SENATE ACTION SEEMS UNCERTAIN ON OMNIBUS TRADE MEASURE

Whether the Senate will next week send the omnibus trade bill to the White House is uncertain, congressional sources said.

Republican senators could propose a number of amendments to the bill, thereby delaying its clearance, sources suggested.The House of Representatives approved late Wednesday a concurrent resolution that would remove from the bill a provision limiting Alaskan exports of refined oil and requiring that the oil be shipped to Canada through the lower 48 states.

The provision had been challenged as unconstitutional, because of its singling out one state for the export controls.

Moreover, Democratic congressional leaders hoped that removing the provision might persuade Alaska's two Republican senators - Frank Murkowski and Ted Stevens - to vote to override President Reagan's expected veto of the bill.

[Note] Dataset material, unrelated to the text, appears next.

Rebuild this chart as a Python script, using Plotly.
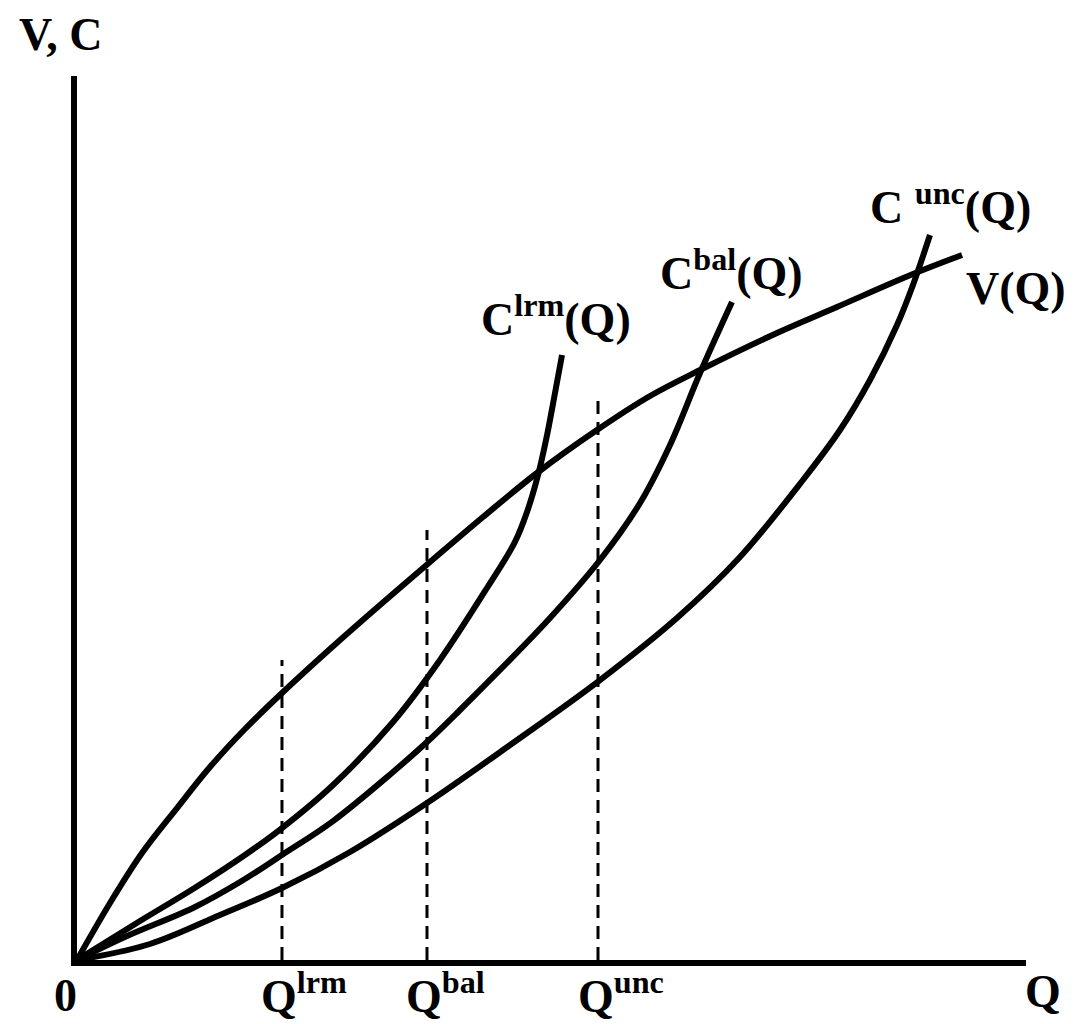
import plotly.graph_objects as go

# ---- data ----
V_q = [0, 3.48, 6.85, 10.54, 14.01, 17.70, 21.60, 26.66, 31.93, 37.20, 42.78, 48.47, 54.79, 60.38, 65.65, 73.76, 80.08, 88.09, 93.26]
V_v = [0, 6.45, 12.10, 17.19, 21.83, 26.13, 30.20, 35.18, 40.16, 45.02, 50.11, 55.09, 59.95, 63.80, 66.74, 70.93, 73.87, 77.60, 79.75]

Clrm_q = [0, 6.64, 12.22, 17.70, 21.60, 26.98, 33.30, 38.25, 43.20, 46.15, 47.42, 48.58, 49.53, 50.37, 51.11]
Clrm_c = [0, 4.41, 8.03, 11.88, 14.93, 19.80, 26.92, 33.94, 42.08, 47.29, 50.68, 54.86, 59.38, 64.14, 68.44]

Cbal_q = [0, 5.27, 12.22, 17.18, 21.60, 26.98, 33.30, 36.88, 40.36, 44.57, 49.84, 55.11, 59.33, 62.49, 65.65, 69.02]
Cbal_c = [0, 2.71, 5.88, 8.82, 11.88, 15.72, 21.27, 24.66, 28.28, 32.81, 38.69, 45.25, 51.70, 58.26, 66.40, 74.43]

Cunc_q = [0, 7.69, 15.07, 21.60, 28.77, 36.88, 45.63, 55.11, 63.22, 69.86, 76.50, 80.40, 83.56, 86.41, 88.09, 89.88]
Cunc_c = [0, 1.81, 5.09, 8.14, 12.22, 17.76, 24.32, 31.67, 38.69, 45.59, 54.30, 59.95, 65.61, 71.83, 76.36, 82.01]

Q_marks = [21.60, 36.88, 54.90]
Q_mark_tops = [33.94, 48.64, 64.14]
Q_mark_labels = ["Q<sup>lrm</sup>", "Q<sup>bal</sup>", "Q<sup>unc</sup>"]

curve_labels = ["C<sup>lrm</sup>(Q)", "C<sup>bal</sup>(Q)", "C <sup>unc</sup>(Q)", "V(Q)"]

FONT = "Liberation Serif"
fig = go.Figure()

for xs, ys, name in [(V_q, V_v, "V"), (Clrm_q, Clrm_c, "Clrm"),
                     (Cbal_q, Cbal_c, "Cbal"), (Cunc_q, Cunc_c, "Cunc")]:
    fig.add_trace(go.Scatter(x=xs, y=ys, mode="lines",
                             line=dict(color="black", width=6, shape="spline", smoothing=1.0),
                             name=name, showlegend=False, hoverinfo="skip"))

for q, top in zip(Q_marks, Q_mark_tops):
    fig.add_trace(go.Scatter(x=[q, q], y=[0, top], mode="lines",
                             line=dict(color="black", width=3, dash="13px,8px"),
                             showlegend=False, hoverinfo="skip"))

big = dict(family=FONT, size=46, color="black", weight="bold")

annotations = []
# axis labels (paper coordinates, outside the plotting area)
annotations.append(dict(xref="paper", yref="paper", x=-0.0169, y=1.0464, text="V, C",
                        showarrow=False, font=big, xanchor="center", yanchor="middle"))
annotations.append(dict(xref="paper", yref="paper", x=-0.0116, y=-0.0400, text="0",
                        showarrow=False, font=big, xanchor="center", yanchor="middle"))
annotations.append(dict(xref="paper", yref="paper", x=1.0179, y=-0.0351, text="Q",
                        showarrow=False, font=big, xanchor="center", yanchor="middle"))
# Q marks labels
q_label_left = [0.1918, 0.3446, 0.5258]
for xl, lab in zip(q_label_left, Q_mark_labels):
    annotations.append(dict(xref="paper", yref="paper", x=xl, y=-0.0368, text=lab,
                            showarrow=False, font=big, xanchor="left", yanchor="middle"))
# curve labels
curve_label_pos = [(42.36, 72.85), (61.22, 78.0), (83.35, 85.57), (93.47, 76.0)]
for (xl, yl), lab in zip(curve_label_pos, curve_labels):
    annotations.append(dict(x=xl, y=yl, text=lab, showarrow=False, font=big,
                            xanchor="left", yanchor="middle"))

axis_common = dict(showgrid=False, zeroline=False, showticklabels=False, ticks="",
                   showline=True, linecolor="black", linewidth=6)
fig.update_layout(
    width=1069, height=1016,
    margin=dict(l=69, r=51, t=68, b=64),
    paper_bgcolor="white", plot_bgcolor="white",
    xaxis=dict(range=[0, 100], **axis_common),
    yaxis=dict(range=[0, 100], **axis_common),
    annotations=annotations,
    showlegend=False,
)

fig.write_html("out.html")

Administration officials remain confident, however, that even with the Alaskan oil controls provision stripped from the bill, the president's veto would be sustained.

Wednesday's House action, approved 253-159, was on a concurrent resolution supported by both House Speaker James Wright, D-Tex., and Sen. Robert Byrd, D- W.Va.

Sen. Byrd is expected to put the resolution before the Senate next week. If the Senate approves it, the trade bill, absent the Alaskan oil provision, would then go to President Reagan.

Whether Sen. Byrd can win quick action on the resolution, however, appears

uncertain. Senators who oppose the bill, principally because of a provision requiring companies to give advance notice of plant closings and mass layoffs, may obstruct action on the resolution, a Senate aide said.

One tactic may be to offer a number of other amendments to the bill, including elimination of the plant closing provision.

Or if one senator objects to floor action on the resolution, Sen. Byrd would be forced to send the resolution to a Senate committee for consideration there.